> _Direction_:
Write out the data again in full, exactly as it reads.

- - - -

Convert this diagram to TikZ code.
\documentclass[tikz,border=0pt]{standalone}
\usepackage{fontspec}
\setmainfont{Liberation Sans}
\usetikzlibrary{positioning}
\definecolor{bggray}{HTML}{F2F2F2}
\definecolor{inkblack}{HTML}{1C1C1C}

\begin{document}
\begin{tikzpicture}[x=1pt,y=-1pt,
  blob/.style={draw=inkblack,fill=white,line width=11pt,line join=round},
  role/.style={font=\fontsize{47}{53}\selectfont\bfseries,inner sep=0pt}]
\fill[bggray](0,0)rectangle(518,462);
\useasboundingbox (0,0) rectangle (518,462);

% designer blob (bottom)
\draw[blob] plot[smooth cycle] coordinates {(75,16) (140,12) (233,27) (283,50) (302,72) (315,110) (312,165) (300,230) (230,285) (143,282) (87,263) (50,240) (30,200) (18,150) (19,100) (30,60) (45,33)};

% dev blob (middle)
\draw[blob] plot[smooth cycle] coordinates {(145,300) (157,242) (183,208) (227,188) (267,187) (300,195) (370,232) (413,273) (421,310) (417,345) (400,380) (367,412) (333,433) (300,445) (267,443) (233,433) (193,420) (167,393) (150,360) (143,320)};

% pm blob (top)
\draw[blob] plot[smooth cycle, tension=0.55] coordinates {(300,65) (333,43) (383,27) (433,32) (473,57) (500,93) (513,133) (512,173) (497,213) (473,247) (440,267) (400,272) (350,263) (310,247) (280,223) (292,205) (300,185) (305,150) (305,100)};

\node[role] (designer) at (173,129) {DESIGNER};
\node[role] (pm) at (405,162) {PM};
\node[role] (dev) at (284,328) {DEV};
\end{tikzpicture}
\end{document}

- - - -

> _Result below_:
Convert this diagram to TikZ code.
\documentclass[tikz,border=0pt]{standalone}
\usepackage{fontspec}
\setmainfont{Liberation Sans}
\usetikzlibrary{positioning}
\definecolor{bggray}{HTML}{F2F2F2}
\definecolor{inkblack}{HTML}{1C1C1C}

\begin{document}
\begin{tikzpicture}[x=1pt,y=-1pt,
  blob/.style={draw=inkblack,fill=white,line width=11pt,line join=round},
  role/.style={font=\fontsize{47}{53}\selectfont\bfseries,inner sep=0pt}]
\fill[bggray](0,0)rectangle(518,462);
\useasboundingbox (0,0) rectangle (518,462);

% designer blob (bottom)
\draw[blob] plot[smooth cycle] coordinates {(75,16) (140,12) (233,27) (283,50) (302,72) (315,110) (312,165) (300,230) (230,285) (143,282) (87,263) (50,240) (30,200) (18,150) (19,100) (30,60) (45,33)};

% dev blob (middle)
\draw[blob] plot[smooth cycle] coordinates {(145,300) (157,242) (183,208) (227,188) (267,187) (300,195) (370,232) (413,273) (421,310) (417,345) (400,380) (367,412) (333,433) (300,445) (267,443) (233,433) (193,420) (167,393) (150,360) (143,320)};

% pm blob (top)
\draw[blob] plot[smooth cycle, tension=0.55] coordinates {(300,65) (333,43) (383,27) (433,32) (473,57) (500,93) (513,133) (512,173) (497,213) (473,247) (440,267) (400,272) (350,263) (310,247) (280,223) (292,205) (300,185) (305,150) (305,100)};

\node[role] (designer) at (173,129) {DESIGNER};
\node[role] (pm) at (405,162) {PM};
\node[role] (dev) at (284,328) {DEV};
\end{tikzpicture}
\end{document}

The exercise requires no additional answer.